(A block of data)
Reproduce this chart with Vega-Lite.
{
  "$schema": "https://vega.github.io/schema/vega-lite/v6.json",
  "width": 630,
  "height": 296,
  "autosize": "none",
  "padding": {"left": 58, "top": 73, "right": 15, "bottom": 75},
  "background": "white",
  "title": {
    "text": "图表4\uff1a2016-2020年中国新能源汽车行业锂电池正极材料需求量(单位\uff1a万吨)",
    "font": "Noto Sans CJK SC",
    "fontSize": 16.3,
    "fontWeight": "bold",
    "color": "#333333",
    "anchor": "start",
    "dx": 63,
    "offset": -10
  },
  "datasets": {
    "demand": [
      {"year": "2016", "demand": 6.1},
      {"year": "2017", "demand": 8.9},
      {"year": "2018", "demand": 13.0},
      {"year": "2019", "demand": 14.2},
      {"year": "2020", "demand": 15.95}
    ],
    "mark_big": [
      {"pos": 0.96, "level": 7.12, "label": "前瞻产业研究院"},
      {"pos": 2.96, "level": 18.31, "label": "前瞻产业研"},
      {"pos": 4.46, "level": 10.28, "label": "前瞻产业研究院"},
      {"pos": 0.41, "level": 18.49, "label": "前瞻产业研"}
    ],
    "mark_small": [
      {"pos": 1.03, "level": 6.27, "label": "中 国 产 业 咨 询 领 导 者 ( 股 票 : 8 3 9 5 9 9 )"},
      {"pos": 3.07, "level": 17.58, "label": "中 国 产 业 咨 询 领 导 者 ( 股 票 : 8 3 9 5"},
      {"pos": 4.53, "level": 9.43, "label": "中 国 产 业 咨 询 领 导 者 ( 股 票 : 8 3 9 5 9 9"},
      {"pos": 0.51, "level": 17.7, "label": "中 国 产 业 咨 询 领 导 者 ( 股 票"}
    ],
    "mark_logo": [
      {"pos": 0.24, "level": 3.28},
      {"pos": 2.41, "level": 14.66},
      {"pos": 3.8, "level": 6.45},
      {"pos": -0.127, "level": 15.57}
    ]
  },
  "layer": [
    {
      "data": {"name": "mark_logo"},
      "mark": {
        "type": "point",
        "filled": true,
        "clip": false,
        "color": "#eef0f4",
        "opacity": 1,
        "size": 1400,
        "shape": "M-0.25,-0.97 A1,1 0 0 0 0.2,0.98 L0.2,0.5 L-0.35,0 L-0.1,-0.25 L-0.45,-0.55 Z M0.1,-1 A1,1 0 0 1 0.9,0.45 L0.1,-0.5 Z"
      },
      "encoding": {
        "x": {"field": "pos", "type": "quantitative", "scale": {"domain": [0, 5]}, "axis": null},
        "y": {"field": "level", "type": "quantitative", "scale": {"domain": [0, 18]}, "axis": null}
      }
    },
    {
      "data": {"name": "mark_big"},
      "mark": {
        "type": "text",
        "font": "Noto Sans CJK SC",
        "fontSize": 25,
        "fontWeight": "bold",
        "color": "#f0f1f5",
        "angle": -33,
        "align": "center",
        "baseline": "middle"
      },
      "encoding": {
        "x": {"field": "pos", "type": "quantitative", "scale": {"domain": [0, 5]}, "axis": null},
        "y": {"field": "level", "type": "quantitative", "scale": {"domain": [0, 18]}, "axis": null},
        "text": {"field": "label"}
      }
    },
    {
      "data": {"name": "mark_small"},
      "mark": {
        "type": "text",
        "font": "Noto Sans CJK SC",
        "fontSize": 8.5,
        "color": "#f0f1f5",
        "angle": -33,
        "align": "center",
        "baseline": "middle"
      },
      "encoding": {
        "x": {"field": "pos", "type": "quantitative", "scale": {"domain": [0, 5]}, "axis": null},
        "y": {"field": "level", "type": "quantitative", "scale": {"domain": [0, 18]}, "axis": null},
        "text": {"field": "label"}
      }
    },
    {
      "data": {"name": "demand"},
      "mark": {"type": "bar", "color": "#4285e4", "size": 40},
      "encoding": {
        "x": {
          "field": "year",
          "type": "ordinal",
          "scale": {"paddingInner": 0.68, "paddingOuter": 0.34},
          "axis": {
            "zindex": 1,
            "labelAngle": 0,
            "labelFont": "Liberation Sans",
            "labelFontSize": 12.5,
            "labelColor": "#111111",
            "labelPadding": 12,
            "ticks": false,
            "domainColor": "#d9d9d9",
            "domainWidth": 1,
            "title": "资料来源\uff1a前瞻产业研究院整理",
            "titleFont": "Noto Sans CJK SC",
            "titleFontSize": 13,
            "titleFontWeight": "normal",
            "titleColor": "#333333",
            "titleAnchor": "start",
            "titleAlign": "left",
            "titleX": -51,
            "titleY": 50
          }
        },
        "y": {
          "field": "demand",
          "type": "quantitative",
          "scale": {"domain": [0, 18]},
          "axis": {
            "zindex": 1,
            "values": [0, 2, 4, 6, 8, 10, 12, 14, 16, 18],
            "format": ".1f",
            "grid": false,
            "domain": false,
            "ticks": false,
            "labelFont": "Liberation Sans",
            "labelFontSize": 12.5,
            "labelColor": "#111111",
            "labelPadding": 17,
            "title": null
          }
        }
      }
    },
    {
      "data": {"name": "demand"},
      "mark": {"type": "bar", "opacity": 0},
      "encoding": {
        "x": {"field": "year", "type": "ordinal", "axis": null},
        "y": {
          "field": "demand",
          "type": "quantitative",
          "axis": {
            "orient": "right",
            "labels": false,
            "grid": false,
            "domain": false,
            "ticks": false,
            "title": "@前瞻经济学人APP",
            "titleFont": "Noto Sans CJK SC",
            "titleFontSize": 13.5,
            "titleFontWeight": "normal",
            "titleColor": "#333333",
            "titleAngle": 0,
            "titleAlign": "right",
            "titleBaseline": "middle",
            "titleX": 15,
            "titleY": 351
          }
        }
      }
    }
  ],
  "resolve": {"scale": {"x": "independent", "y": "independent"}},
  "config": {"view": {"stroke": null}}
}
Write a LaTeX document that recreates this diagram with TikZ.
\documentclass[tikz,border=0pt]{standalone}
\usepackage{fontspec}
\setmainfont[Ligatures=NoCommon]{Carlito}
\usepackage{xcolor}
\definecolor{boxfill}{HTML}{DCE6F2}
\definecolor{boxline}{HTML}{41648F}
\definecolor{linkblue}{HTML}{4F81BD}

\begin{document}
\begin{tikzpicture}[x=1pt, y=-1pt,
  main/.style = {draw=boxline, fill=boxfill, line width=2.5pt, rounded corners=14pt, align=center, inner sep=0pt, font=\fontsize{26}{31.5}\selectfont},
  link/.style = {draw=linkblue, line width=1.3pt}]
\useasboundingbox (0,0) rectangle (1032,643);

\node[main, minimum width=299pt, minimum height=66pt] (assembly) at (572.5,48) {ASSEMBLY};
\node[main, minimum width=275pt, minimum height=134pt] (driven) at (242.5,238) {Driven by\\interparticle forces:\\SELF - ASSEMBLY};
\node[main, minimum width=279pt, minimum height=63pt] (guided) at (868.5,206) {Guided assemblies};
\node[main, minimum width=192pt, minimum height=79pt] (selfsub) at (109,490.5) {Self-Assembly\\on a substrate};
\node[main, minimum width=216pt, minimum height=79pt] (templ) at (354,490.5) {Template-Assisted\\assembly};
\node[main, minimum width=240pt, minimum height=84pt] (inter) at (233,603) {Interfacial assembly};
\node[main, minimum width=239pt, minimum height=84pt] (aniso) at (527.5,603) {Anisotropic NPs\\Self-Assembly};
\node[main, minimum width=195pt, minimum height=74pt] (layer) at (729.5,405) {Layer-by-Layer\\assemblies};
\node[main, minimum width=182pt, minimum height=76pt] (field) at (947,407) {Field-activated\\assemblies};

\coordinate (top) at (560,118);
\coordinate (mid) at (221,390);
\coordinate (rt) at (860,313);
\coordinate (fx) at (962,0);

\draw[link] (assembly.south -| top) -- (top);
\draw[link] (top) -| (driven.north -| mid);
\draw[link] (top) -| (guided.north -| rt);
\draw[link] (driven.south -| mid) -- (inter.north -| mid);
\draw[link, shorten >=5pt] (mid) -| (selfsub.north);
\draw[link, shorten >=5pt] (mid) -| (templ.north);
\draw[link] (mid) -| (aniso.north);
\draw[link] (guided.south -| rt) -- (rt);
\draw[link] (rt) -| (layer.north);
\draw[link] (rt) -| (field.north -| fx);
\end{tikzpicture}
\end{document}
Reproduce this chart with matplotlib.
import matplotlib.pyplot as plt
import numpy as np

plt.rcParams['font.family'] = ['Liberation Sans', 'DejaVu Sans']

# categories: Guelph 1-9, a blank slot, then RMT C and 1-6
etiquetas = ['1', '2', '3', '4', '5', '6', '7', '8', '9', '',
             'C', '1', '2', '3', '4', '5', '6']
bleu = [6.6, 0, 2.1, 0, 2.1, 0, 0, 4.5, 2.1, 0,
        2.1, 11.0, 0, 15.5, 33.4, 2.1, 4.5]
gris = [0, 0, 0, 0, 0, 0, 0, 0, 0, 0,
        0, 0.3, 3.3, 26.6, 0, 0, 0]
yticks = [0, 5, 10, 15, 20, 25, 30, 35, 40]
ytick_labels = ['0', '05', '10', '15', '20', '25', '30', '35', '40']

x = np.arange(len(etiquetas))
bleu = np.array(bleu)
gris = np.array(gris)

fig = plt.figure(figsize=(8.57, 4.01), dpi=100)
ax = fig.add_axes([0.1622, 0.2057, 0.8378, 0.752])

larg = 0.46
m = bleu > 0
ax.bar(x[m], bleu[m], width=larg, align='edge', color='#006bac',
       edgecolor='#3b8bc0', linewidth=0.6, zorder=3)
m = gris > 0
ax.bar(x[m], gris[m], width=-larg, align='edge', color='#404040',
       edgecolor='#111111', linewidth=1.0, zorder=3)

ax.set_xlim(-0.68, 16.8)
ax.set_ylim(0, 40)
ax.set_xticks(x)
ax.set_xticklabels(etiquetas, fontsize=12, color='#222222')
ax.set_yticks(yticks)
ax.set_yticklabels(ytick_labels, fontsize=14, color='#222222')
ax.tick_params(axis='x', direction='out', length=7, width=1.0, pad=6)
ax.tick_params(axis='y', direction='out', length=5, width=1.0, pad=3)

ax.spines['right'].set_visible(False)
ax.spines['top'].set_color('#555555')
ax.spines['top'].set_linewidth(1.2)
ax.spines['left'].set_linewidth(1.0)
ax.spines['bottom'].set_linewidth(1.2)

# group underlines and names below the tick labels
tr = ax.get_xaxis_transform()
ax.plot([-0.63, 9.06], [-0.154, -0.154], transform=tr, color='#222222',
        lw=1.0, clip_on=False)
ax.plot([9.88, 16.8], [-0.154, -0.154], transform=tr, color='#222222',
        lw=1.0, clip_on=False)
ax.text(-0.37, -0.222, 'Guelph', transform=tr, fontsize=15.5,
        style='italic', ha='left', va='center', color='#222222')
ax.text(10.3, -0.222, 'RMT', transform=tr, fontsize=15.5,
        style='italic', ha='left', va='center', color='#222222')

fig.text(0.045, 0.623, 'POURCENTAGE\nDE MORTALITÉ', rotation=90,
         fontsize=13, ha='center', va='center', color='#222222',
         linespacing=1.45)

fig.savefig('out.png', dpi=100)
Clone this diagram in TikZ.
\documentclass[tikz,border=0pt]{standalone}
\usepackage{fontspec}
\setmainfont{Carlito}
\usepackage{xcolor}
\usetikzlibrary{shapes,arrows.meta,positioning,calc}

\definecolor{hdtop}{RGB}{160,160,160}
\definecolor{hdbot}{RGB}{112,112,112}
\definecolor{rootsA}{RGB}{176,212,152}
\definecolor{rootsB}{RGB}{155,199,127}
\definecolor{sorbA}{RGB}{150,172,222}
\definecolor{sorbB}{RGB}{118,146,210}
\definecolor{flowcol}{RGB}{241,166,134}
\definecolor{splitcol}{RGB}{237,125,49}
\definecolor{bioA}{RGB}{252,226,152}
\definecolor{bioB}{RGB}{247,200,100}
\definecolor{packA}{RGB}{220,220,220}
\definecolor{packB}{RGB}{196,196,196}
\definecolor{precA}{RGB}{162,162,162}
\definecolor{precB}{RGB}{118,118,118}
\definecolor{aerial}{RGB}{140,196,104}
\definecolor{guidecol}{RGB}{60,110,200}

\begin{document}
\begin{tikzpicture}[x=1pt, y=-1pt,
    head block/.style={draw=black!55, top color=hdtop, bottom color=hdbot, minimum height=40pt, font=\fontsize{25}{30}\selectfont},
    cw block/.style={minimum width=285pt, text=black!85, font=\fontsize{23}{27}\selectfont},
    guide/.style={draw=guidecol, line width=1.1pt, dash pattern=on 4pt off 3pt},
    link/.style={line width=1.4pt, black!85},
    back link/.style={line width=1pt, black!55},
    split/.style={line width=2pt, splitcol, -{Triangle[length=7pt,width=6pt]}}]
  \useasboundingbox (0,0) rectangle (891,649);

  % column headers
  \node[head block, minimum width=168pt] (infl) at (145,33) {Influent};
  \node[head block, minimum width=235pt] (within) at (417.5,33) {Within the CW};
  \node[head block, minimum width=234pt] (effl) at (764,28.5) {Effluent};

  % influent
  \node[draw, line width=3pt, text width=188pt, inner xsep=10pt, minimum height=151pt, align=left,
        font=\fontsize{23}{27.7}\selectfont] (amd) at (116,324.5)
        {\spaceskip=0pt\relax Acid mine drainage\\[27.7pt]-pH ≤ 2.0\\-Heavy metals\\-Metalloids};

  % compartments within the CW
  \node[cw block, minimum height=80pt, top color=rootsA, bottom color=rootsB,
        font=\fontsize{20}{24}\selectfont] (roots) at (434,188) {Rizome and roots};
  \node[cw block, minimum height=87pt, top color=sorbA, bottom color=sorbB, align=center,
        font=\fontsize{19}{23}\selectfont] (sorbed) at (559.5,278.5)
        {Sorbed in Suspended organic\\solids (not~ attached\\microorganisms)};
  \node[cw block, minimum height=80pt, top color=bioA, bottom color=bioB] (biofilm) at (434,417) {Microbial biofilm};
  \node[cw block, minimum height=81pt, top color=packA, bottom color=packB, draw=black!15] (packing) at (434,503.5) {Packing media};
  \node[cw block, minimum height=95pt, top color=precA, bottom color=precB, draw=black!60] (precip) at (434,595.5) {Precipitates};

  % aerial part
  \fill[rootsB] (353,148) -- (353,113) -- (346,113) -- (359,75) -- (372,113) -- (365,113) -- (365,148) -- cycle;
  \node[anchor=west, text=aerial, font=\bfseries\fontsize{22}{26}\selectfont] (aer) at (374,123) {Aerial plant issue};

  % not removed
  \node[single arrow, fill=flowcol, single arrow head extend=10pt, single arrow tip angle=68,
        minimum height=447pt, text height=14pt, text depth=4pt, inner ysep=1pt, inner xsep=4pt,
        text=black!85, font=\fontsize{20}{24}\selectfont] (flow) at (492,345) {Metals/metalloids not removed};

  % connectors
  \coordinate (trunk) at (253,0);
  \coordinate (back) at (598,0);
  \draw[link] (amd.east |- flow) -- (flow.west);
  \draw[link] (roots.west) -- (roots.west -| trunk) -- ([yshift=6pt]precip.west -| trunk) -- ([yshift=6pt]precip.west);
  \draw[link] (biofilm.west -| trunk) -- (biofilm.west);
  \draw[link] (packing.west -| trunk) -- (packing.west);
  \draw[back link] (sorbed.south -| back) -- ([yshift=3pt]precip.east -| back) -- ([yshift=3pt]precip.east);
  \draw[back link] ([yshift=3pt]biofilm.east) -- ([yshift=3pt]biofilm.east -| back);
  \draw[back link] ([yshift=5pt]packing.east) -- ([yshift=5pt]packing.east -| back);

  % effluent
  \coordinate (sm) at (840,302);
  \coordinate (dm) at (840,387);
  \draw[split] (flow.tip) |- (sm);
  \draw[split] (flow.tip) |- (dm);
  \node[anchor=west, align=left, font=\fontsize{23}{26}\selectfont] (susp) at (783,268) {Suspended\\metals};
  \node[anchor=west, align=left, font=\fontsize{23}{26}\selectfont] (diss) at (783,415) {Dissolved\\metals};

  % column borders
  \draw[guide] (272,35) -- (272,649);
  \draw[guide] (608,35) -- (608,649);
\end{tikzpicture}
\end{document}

--- WHAT YOU SHOULD DO ---
Locate the lines above that contain "Reproduce" and copy them.

--- EXERCISE ANSWER ---
Reproduce this chart with Vega-Lite.
Reproduce this chart with matplotlib.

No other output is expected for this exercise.